The fluorescent behavior of the methyl-5-R-salicylates is analyzed in media of negligible acidity and basicity so that the methyl-5-R-salicylates may undergo solvent dipolarity changes or not in a controlled manner based on the following guidelines: (i) The molecular forms of these methyl-5-R-salicylates possessing an intramolecular hydrogen bond (IMHB) between their hydroxyl group and ether type oxygen (rotated tautomer) undergo no excited-state intramolecular proton transfer (ESIPT) in their first excited electronic state; (ii) on the other hand, the molecular species with an IMHB between its hydroxyl group and carbonyl oxygen (normal tautomer) exhibits both ESIPT and normal emission when charge transfer (CT) from the R-substituent to the phenol group is slight to moderate, but only normal emission is monitored when CT is strong.
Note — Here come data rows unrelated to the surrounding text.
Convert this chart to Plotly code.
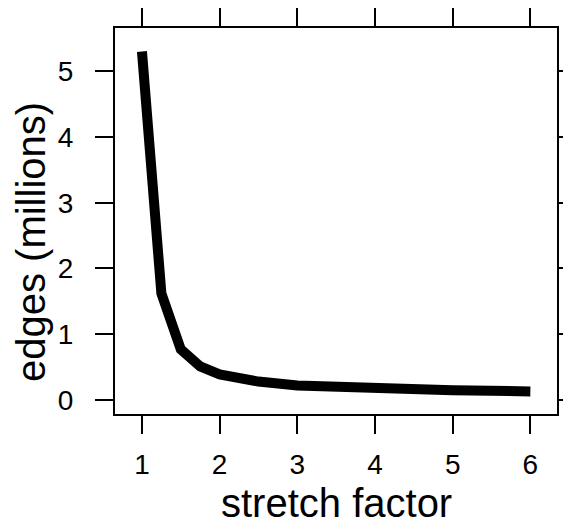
import plotly.graph_objects as go

stretch = [1, 1.25, 1.5, 1.75, 2, 2.5, 3, 4, 5, 6]
edges_millions = [5.3, 1.62, 0.77, 0.51, 0.39, 0.28, 0.22, 0.17, 0.15, 0.13]
x_ticks = [1, 2, 3, 4, 5, 6]
y_ticks = [0, 1, 2, 3, 4, 5]

W, H = 563, 518
L, R, T, B = 115, 6, 28, 104

fig = go.Figure()
fig.add_trace(go.Scatter(x=stretch, y=edges_millions, mode="lines",
                         line=dict(color="black", width=10), hoverinfo="skip"))

font = "Liberation Sans, Arial, Helvetica, sans-serif"
axis_common = dict(showline=True, linecolor="black", linewidth=2, mirror="allticks",
                   ticks="outside", ticklen=18, tickwidth=2, tickcolor="black",
                   showgrid=False, zeroline=False, automargin=False,
                   tickfont=dict(family=font, size=28, color="black"))
fig.update_xaxes(range=[0.653, 6.343], tickvals=x_ticks, ticklabelstandoff=6, **axis_common)
fig.update_yaxes(range=[-0.213, 5.657], tickvals=y_ticks, ticklabelstandoff=16, **axis_common)

pw, ph = W - L - R, H - T - B
fig.add_annotation(text="stretch factor", xref="paper", yref="paper",
                   x=0.5, y=(H - B - 503) / ph, xanchor="center", yanchor="middle",
                   showarrow=False, font=dict(family=font, size=40, color="black"))
fig.add_annotation(text="edges (millions)", xref="paper", yref="paper",
                   x=(31 - L) / pw, y=(H - B - 242) / ph, xanchor="center", yanchor="middle",
                   textangle=-90, showarrow=False, font=dict(family=font, size=40, color="black"))

fig.update_layout(width=W, height=H, margin=dict(l=L, r=R, t=T, b=B),
                  paper_bgcolor="white", plot_bgcolor="white", showlegend=False)
fig.write_html("out.html")
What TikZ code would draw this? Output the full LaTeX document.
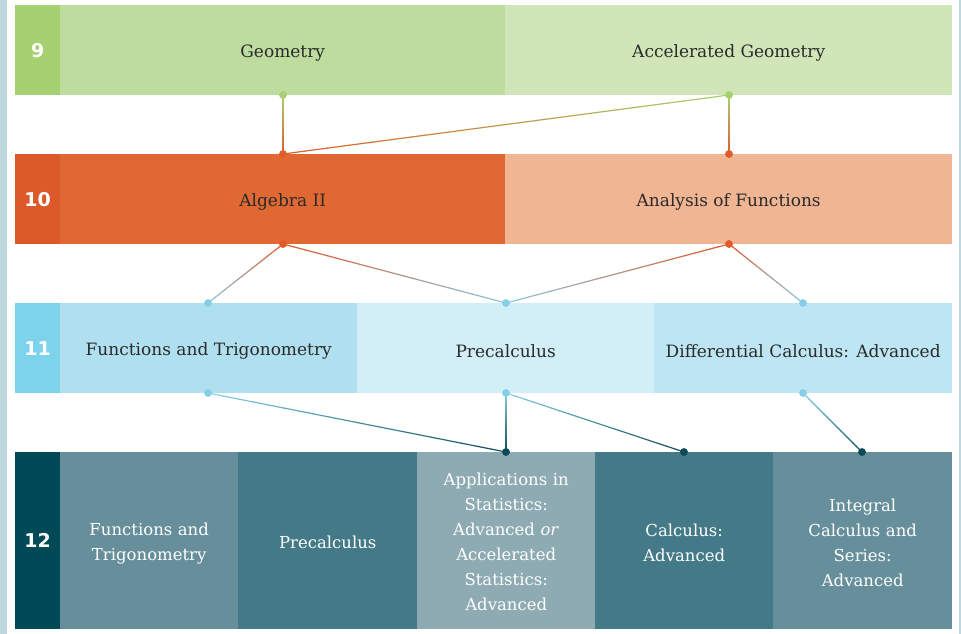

The special insensitivity of the first UV absorption band for the normal tautomer of methylsalicylate (MS, with R = H) to the polarity of the solvent is not echoed by the normal forms of methyl-5-R-salicylates containing substituents R with a substantial effect of CT in the IMHB of the compound. These solvatochromic features of MS are shared by the emissions of its derivatives. The photophysical evidence found for the methyl-5-R-salicylates confirms the photophysical model recently reported (Phys. Chem. Chem. Phys. 2012, 14, 8903-8909), which assigns three fluorescent emissions to the methyl-5-R-salicylates: two of them coming from the IMHB normal tautomer, which undergoes ESIPT, and another from the IMHB rotated tautomer, which cannot undergo ESIPT.